Arras, place des Héros. Le ciel n'a pas bougé et le soleil non plus. 

Pour secouer l'horizon et faire frémir l'orage qui mettrait enfin un terme à des journées de ce genre, chacun a ses solutions. Des mots-types sont employés : islamisme, fondamentalisme, immigration, charia. Et aussi : fermeté, frontières, intraitable. Parfois aussi, pour les plus modérés : éducation, contrat social, pacte républicain. La vérité est qu'on ne sait comment user de tous ces mots. Ils nous côtoient tous les jours sans que nous sachions même quoi y mettre : notre esprit est ailleurs, notre esprit est absent. Absorbé par d'autres questionnements qui s'entrechoquent parfois, se combattent, s'excluent réciproquement tout en se combinant épisodiquement, aucun d'entre eux ne parvenant à lui seul à saisir le phénomène et à y mettre un terme (pardon au lecteur pour cette syllepse devenue monnaie courante). 

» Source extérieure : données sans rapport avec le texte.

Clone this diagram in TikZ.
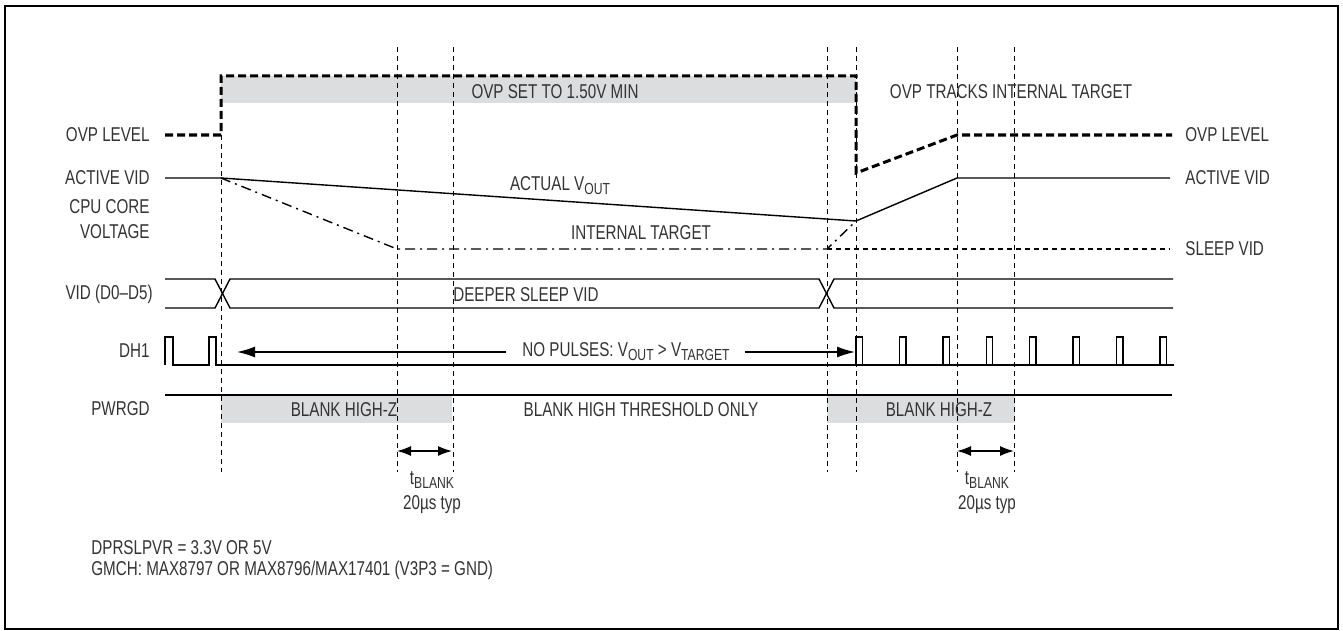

Demain, lundi 14 octobre, une série d'actions sera programmée dans les établissements scolaires français en mémoire de Dominique Bernard et de Samuel Paty. De nombreuses insuffisances sont d'ores et déjà perceptibles, à commencer par le fait que l'organisation comme le contenu de ces actions seront laissés à la libre appréciation des chefs d'établissement. Est-ce là véritablement une façon de "saisir le problème à la racine" en "partant de la base", comme le veut l'expression convenue ? Gageons que l'expérience montrera surtout les insuffisances devenues chroniques d'un management décentralisé - chacun y allant (ou pas ?) de son action, en priant intérieurement pour qu'aucun débordement ne vienne ternir la sacro-sainte "unité républicaine" qui, comme chacun sait, est au fondement même des préoccupations de nos élèves. 

Certains redoutent la journée de demain, d'autres l'attendent, d'autres s'en foutent. Certains, même, ignorent qu'elle aura lieu, tant la communication ministérielle a été erratique. Rue de Grenelle non plus, le ciel n'a pas bougé et le soleil non plus.